Lo spirito sudamericano di Toninho, lo stupore di Moreno, la capriola di Gianluca, le trombette dominavano sugli spalti, al fischio finale ricordo il tricolore al maxi schermo, il giro di campo della squadra e i festeggiamenti a De Ferrari. Raggiungemmo la piazza, l'emozione era talmente alta che a nove anni faticavo quasi ad esternarla, le lacrime agli occhi, quasi non ci credevo. Era un qualcosa di incredibile, non potevo sapere che non sarebbe mai più capitato e chissà se mai ricapiterà un giorno. Pensavo alle parole del Presidente Paolo Mantovani, nessuno piu di lui si meritava il coronamento di un lavoro immenso, un amore infinito verso la Sampdoria, gli insegnamenti da Padre nei confronti di ogni tifoso, dal più datato al più piccolo. Non potrò mai dimenticare le sue parole post scudetto in diretta tv, mai sono stato più orgoglioso.
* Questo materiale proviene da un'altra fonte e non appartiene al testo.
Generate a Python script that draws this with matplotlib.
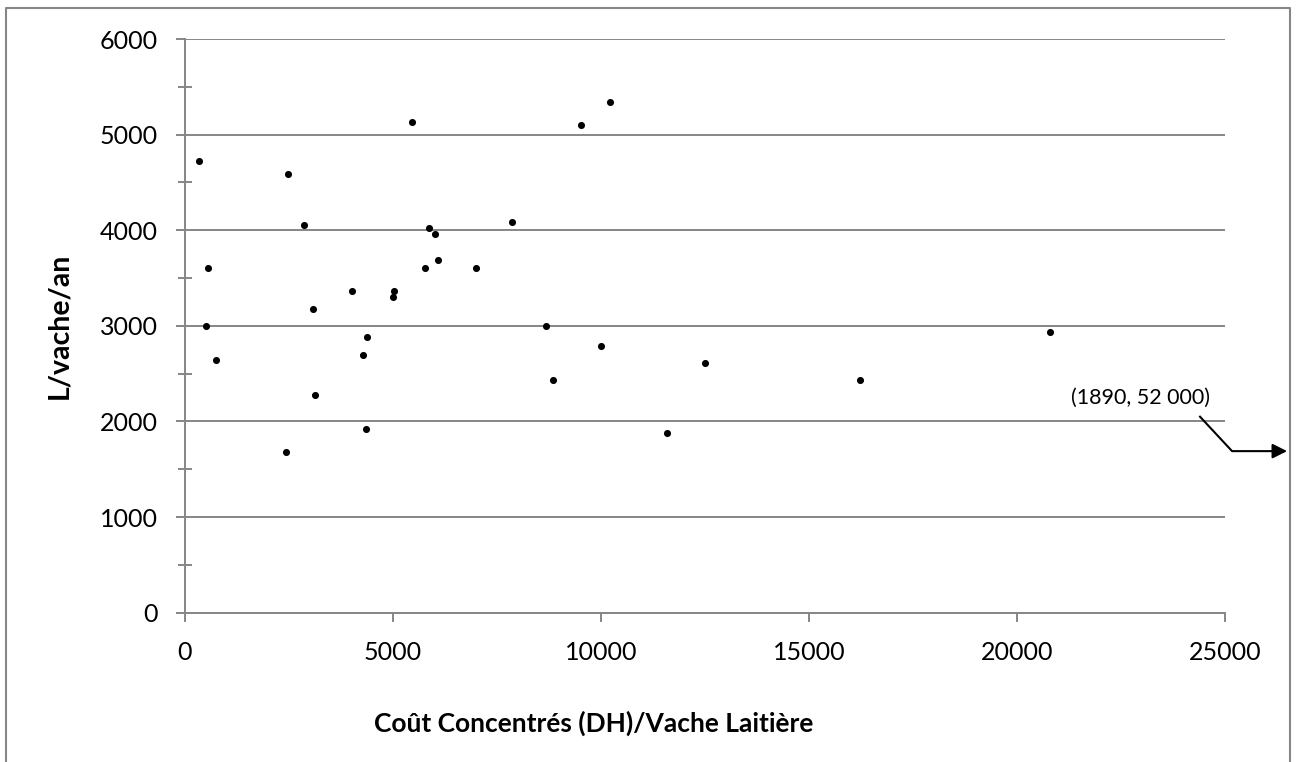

Stavo per dimenticare... il sostegno ai miei calcetti era la schiena di un cinquantenne che non mi disse una parola di lamentela per tutta la gara, al triplice fischio si girò dicendomi "Ci hanno portato bene" e ci si abbracciò. Restano i ricordi, l'orgoglio e i ringraziamenti ai miei genitori per essere stato messo al mondo in tempo per godermi di persona quelle annate. Conservo quel biglietto con la stessa cura di trenta anni fa, è un pezzo di storia, di vita, di cuore. Mi sono innamorato della Sampdoria non per la città, la bacheca, i campioni, ma "semplicemente" per la bellezza della maglia mentre a cinque anni sfogliavo le pagine del primo album di figurine e ne sono rimasto incantato.